1. General obstacle detection with video and radar systems:
“Obstacle Detection” deals with obtaining a spatial representation of the vehicle environment that localises any kind of object (i.e. VRU, but also infrastructure and vehicles). In PROSPECT novel video- and radar-based environmental sensors are used. Combining the video- and radar-specific information streams will increase robustness and overall system performance and is the trigger for next generation active safety VRU protection features (i.e. extending the vehicle control from braking to steering) and paves the way towards fully automated driving in the near future. While advanced video methods are more and more based on deep learning with convolutional neural networks (CNN) the radar techniques still rely on classical approaches due to the very early development stage. To tackle these issues, the video component within PROSPECT has been developed in close collaboration by Daimler and the University of Amsterdam; the radar component by Bosch and Continental researchers.
For generic video-based obstacle detection, Daimler within the PROSPECT project uses the stixel world. Stixels are an efficient and sparse representation of objects having approximately vertical surfaces and thus can be used to represent e.g. VRU and cars. For example, see Fig. 2, where the different colours encode the class of each stixel.
Radar obstacle detection is performed by receiving transmitted electromagnetic waves that are reflected from objects within the sensor’s observation zone. It also utilises the Doppler method to measure directly the relative speed of the objects. An important step towards detection and classification of VRU with radar sensor systems in complex scenarios was to extend the field of view of the individual sensor or putting them in different locations in the vehicle and fusing the detection results in one source and also improving their resolution with integrated hardware components and fast increasing computation power.
Fig. 1: Semantic stixel representation where the image is segmented into drivable road, sky, and vertical “sticks”
2. Video and radar-specific VRU classification and tracking:
Object instance information is inferred by classical bounding box detection. For most box detection methods an accurate box proposal generation is crucial. Daimler within PROSPECT presented an efficient stereo proposal generation that meets both the runtime requirements and a high detection performance with the classification methods used.

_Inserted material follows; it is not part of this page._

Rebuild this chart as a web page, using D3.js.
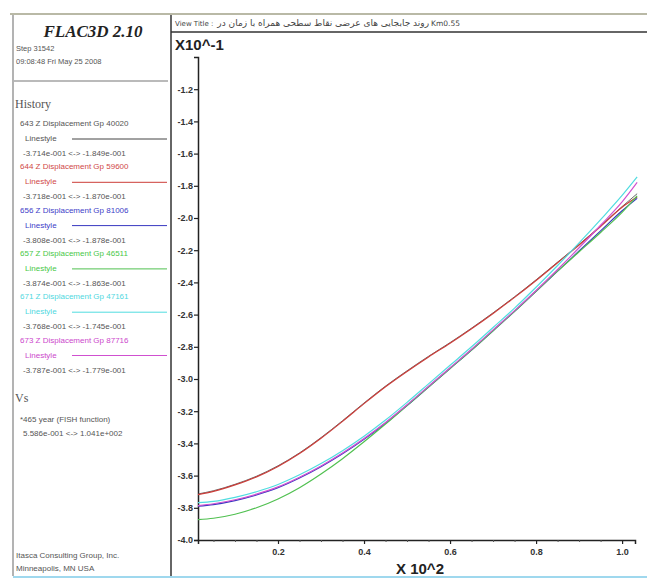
<!DOCTYPE html>
<html>
<head>
<meta charset="utf-8">
<script src="https://cdn.jsdelivr.net/npm/d3@7"></script>
<style>
  html, body { margin: 0; padding: 0; background: #fff; }
  svg { display: block; }
</style>
</head>
<body>
<svg id="chart" width="647" height="579"></svg>
<script>
// ---------------- data ----------------
const timeX = [0.014, 0.05, 0.1, 0.15, 0.2, 0.25, 0.3, 0.35, 0.4, 0.45, 0.5, 0.55, 0.6, 0.65, 0.7, 0.75, 0.8, 0.85, 0.9, 0.95, 1.0, 1.035];
const gp40020 = [-3.714, -3.694, -3.654, -3.604, -3.539, -3.459, -3.364, -3.259, -3.149, -3.044, -2.949, -2.859, -2.774, -2.684, -2.589, -2.489, -2.384, -2.274, -2.164, -2.049, -1.929, -1.849];
const gp59600 = [-3.718, -3.698, -3.658, -3.608, -3.543, -3.463, -3.368, -3.263, -3.153, -3.048, -2.953, -2.863, -2.778, -2.688, -2.593, -2.493, -2.388, -2.278, -2.168, -2.053, -1.933, -1.870];
const gp81006 = [-3.790, -3.780, -3.755, -3.720, -3.675, -3.615, -3.545, -3.465, -3.375, -3.275, -3.165, -3.050, -2.935, -2.820, -2.700, -2.580, -2.455, -2.330, -2.205, -2.080, -1.955, -1.878];
const gp46511 = [-3.874, -3.865, -3.840, -3.800, -3.745, -3.675, -3.590, -3.495, -3.390, -3.280, -3.165, -3.050, -2.935, -2.820, -2.700, -2.580, -2.455, -2.330, -2.210, -2.090, -1.965, -1.863];
const gp47161 = [-3.768, -3.760, -3.735, -3.700, -3.655, -3.595, -3.525, -3.445, -3.355, -3.255, -3.145, -3.030, -2.915, -2.800, -2.680, -2.560, -2.430, -2.295, -2.155, -2.010, -1.860, -1.745];
const gp87716 = [-3.787, -3.775, -3.750, -3.715, -3.670, -3.610, -3.540, -3.460, -3.370, -3.270, -3.160, -3.045, -2.930, -2.815, -2.695, -2.575, -2.450, -2.320, -2.185, -2.045, -1.900, -1.779];

const seriesNames = ["643 Z Displacement Gp 40020", "644 Z Displacement Gp 59600", "656 Z Displacement Gp 81006",
                     "657 Z Displacement Gp 46511", "671 Z Displacement Gp 47161", "673 Z Displacement Gp 87716"];
const seriesRanges = ["-3.714e-001 <-> -1.849e-001", "-3.718e-001 <-> -1.870e-001", "-3.808e-001 <-> -1.878e-001",
                      "-3.874e-001 <-> -1.863e-001", "-3.768e-001 <-> -1.745e-001", "-3.787e-001 <-> -1.779e-001"];
const seriesValues = [gp40020, gp59600, gp81006, gp46511, gp47161, gp87716];
const seriesColors = ["#444444", "#cc3c38", "#3838c0", "#50c050", "#50dce0", "#d050d0"];
const textColors = ["#555555", "#d04848", "#4040c8", "#48c848", "#50d8e0", "#cc48cc"];

const yTicks = [-4.0, -3.8, -3.6, -3.4, -3.2, -3.0, -2.8, -2.6, -2.4, -2.2, -2.0, -1.8, -1.6, -1.4, -1.2];
const xTicks = [0.2, 0.4, 0.6, 0.8, 1.0];
const xMinorTicks = [0.05, 0.1, 0.15, 0.25, 0.3, 0.35, 0.45, 0.5, 0.55, 0.65, 0.7, 0.75, 0.85, 0.9, 0.95];

// ---------------- drawing ----------------
const svg = d3.select("#chart");
const SANS = "Arial, 'Liberation Sans', sans-serif";

// outer frame lines
svg.append("line").attr("x1", 10).attr("x2", 647).attr("y1", 14).attr("y2", 14)
  .attr("stroke", "#b9b9a6").attr("stroke-width", 2);
svg.append("line").attr("x1", 13).attr("x2", 13).attr("y1", 15).attr("y2", 576)
  .attr("stroke", "#9a9a9a").attr("stroke-width", 1.5);
svg.append("line").attr("x1", 171).attr("x2", 171).attr("y1", 15).attr("y2", 576)
  .attr("stroke", "#333").attr("stroke-width", 1.5);
svg.append("line").attr("x1", 171).attr("x2", 647).attr("y1", 32).attr("y2", 32)
  .attr("stroke", "#333").attr("stroke-width", 1.5);
svg.append("line").attr("x1", 13).attr("x2", 647).attr("y1", 577).attr("y2", 577)
  .attr("stroke", "#9fd8ee").attr("stroke-width", 2);

// ---- left panel ----
const lp = svg.append("g");
lp.append("text").attr("x", 93).attr("y", 37).attr("text-anchor", "middle")
  .attr("font-family", "'Liberation Serif', 'Times New Roman', serif").attr("font-size", 17)
  .attr("font-weight", "bold").attr("font-style", "italic").attr("fill", "#222").text("FLAC3D 2.10");
lp.append("text").attr("x", 16).attr("y", 51).attr("font-family", SANS).attr("font-size", 7.5)
  .attr("fill", "#555").text("Step 31542");
lp.append("text").attr("x", 16).attr("y", 64).attr("font-family", SANS).attr("font-size", 7.5)
  .attr("fill", "#555").text("09:08:48 Fri May 25 2008");
lp.append("line").attr("x1", 14).attr("x2", 168).attr("y1", 81).attr("y2", 81)
  .attr("stroke", "#777").attr("stroke-width", 1.2);
lp.append("text").attr("x", 15).attr("y", 108).attr("font-family", "'Liberation Serif', serif")
  .attr("font-size", 12).attr("fill", "#555").text("History");

seriesNames.forEach((name, i) => {
  const y0 = 126 + i * 43.3;
  lp.append("text").attr("x", 20).attr("y", y0).attr("font-family", SANS).attr("font-size", 8)
    .attr("fill", textColors[i]).text(name);
  lp.append("text").attr("x", 25).attr("y", y0 + 15).attr("font-family", SANS).attr("font-size", 8)
    .attr("fill", textColors[i]).text("Linestyle");
  lp.append("line").attr("x1", 72).attr("x2", 167).attr("y1", y0 + 13).attr("y2", y0 + 13)
    .attr("stroke", seriesColors[i]).attr("stroke-width", 1);
  lp.append("text").attr("x", 23).attr("y", y0 + 30).attr("font-family", SANS).attr("font-size", 8)
    .attr("fill", "#555").text(seriesRanges[i]);
});

lp.append("text").attr("x", 15).attr("y", 402).attr("font-family", "'Liberation Serif', serif")
  .attr("font-size", 12).attr("fill", "#555").text("Vs");
lp.append("text").attr("x", 20).attr("y", 422).attr("font-family", SANS).attr("font-size", 8)
  .attr("fill", "#555").text("*465 year (FISH function)");
lp.append("text").attr("x", 23).attr("y", 436).attr("font-family", SANS).attr("font-size", 8)
  .attr("fill", "#555").text("5.586e-001 <-> 1.041e+002");
lp.append("text").attr("x", 16).attr("y", 558).attr("font-family", SANS).attr("font-size", 8)
  .attr("fill", "#555").text("Itasca Consulting Group, Inc.");
lp.append("text").attr("x", 16).attr("y", 571).attr("font-family", SANS).attr("font-size", 8)
  .attr("fill", "#555").text("Minneapolis, MN USA");

// ---- view title ----
const vt = svg.append("g").attr("font-family", "'DejaVu Sans', sans-serif").attr("fill", "#444");
vt.append("text").attr("x", 175).attr("y", 26).attr("font-size", 7).text("View Title :");
vt.append("text").attr("x", 429).attr("y", 26).attr("font-size", 9).attr("text-anchor", "end")
  .text("روند جابجایی های عرضی نقاط سطحی همراه با زمان در");
vt.append("text").attr("x", 431).attr("y", 26).attr("font-size", 7.5).text("Km0.55");

// ---- plot ----
const x = d3.scaleLinear().domain([0.014, 1.030]).range([198, 635]);
const y = d3.scaleLinear().domain([-4.0, -1.0]).range([540, 57]);

svg.append("text").attr("x", 175).attr("y", 50).attr("font-family", SANS).attr("font-size", 15)
  .attr("font-weight", "bold").attr("fill", "#222").text("X10^-1");

const yAxis = d3.axisLeft(y).tickValues(yTicks).tickFormat(d3.format(".1f")).tickSize(4).tickPadding(1);
const yg = svg.append("g").attr("transform", "translate(198,0)").call(yAxis);
yg.select(".domain").attr("stroke", "#222").attr("stroke-width", 1.5);
yg.selectAll(".tick line").attr("stroke", "#222").attr("stroke-width", 1.2);
yg.selectAll(".tick text").attr("font-family", SANS).attr("font-size", 9).attr("font-weight", "bold")
  .attr("fill", "#333").text(d => d3.format(".1f")(d).replace("−", "-"));

const xAxis = d3.axisBottom(x).tickValues(xTicks).tickFormat(d3.format(".1f")).tickSize(4).tickPadding(5);
const xg = svg.append("g").attr("transform", "translate(0,540)").call(xAxis);
xg.select(".domain").attr("stroke", "#222").attr("stroke-width", 1.5);
xg.selectAll(".tick line").attr("stroke", "#222").attr("stroke-width", 1.2);
xg.selectAll(".tick text").attr("font-family", SANS).attr("font-size", 9).attr("font-weight", "bold").attr("fill", "#333");
const xmg = svg.append("g").attr("transform", "translate(0,540)")
  .call(d3.axisBottom(x).tickValues(xMinorTicks).tickFormat("").tickSize(2));
xmg.select(".domain").remove();
xmg.selectAll(".tick line").attr("stroke", "#555");

svg.append("text").attr("x", 420).attr("y", 574).attr("text-anchor", "middle").attr("font-family", SANS)
  .attr("font-size", 15).attr("font-weight", "bold").attr("fill", "#222").text("X 10^2");

const line = d3.line().x((d, i) => x(timeX[i])).y(d => y(d)).curve(d3.curveMonotoneX);
seriesValues.forEach((vals, i) => {
  svg.append("path").datum(vals).attr("d", line).attr("fill", "none")
    .attr("stroke", seriesColors[i]).attr("stroke-width", i === 0 ? 0.8 : 1.2);
});
</script>
</body>
</html>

On the other hand, the evaluation of the micro-Doppler signature and the exploitation of multiple input, multiple output (MIMO) systems, was the subject of the work performed by Bosch. The introduction of these two new measurement techniques in the last few years has led to significant improvements in automotive radar sensors. In particular, the new modulation scheme “Fast Chirp Sequence” that is capable of exploiting the micro-Doppler signals received from moving objects enables VRU classification and tracking by radar sensors. In the range-velocity representation the reflection of each traffic participant has its characteristic micro-Doppler signature that mainly depends on the individual movements of the radar-illuminated parts (see Fig.3 with µ-Doppler signatures of a cyclist in the range-Doppler plot).
In naturalistic observation studies and individual test campaigns conducted by the PROSPECT partners, the specific motion patterns of pedestrians and pedalling cyclists were recorded and analysed in depth.
Fig. 2: Obstacle detection with radar systems – generation of µ-Doppler signatures for feature analysis
3. Video- and radar-based VRU intent-related feature extraction:
The wish to know in advance where pedestrians or other traffic participants will be in the future is obvious and can be realised with intent-related feature extraction. Gait patterns and limb speed profiles are good indicators that can be evaluated by video and radar sensors. While the underlying physical principle for intent-related feature extraction is identical for video and radar sensors, the evaluation techniques used are completely different and adapted to the video- and radar-specific processing methods.
With Pose-RCNN Daimler has added an additional orientation estimation task to extract the object orientation jointly with the object detection based on a single CNN. Besides the object orientation Daimler extracted skeleton cues as a base for higher-level intention cues and/or human gestures (e.g. arm signal of a cyclist in Fig. 4).
Similar to video-based intent recognition, radar-based intent recognition is also possible by evaluating the same metrics such as gait speed variation with radar-specific means. 500 milliseconds before the pedestrian comes to a complete standstill a decrease of the gait speed can be observed. This information is useable to predict the intention of a pedestrian up to half a second in the future. AEB-VRU safety systems can thus trigger much earlier and mitigate or avoid VRU crashes in a better way.
Fig. 3: Video-based intention-related features which help to better predict the behaviour of the VRU
4. Video and radar-specific VRU Path Prediction and Intent Recognition:
Detailed and exact information on the location and moving directions of the VRUs around the target vehicle is needed to conduct appropriate warnings and control actions.
Daimler worked on a Dynamic Bayesian Network (DBN) to combine the various behavioural indicators extracted from the video system.
Radar-based path prediction and intent recognition is mainly based on the evaluation of a grid-based environmental model of static (i.e. fixed, roadside objects) and dynamic (i.e. the moving traffic participants) obstacles and the evaluation of characteristic motion patterns by micro-Doppler measurements.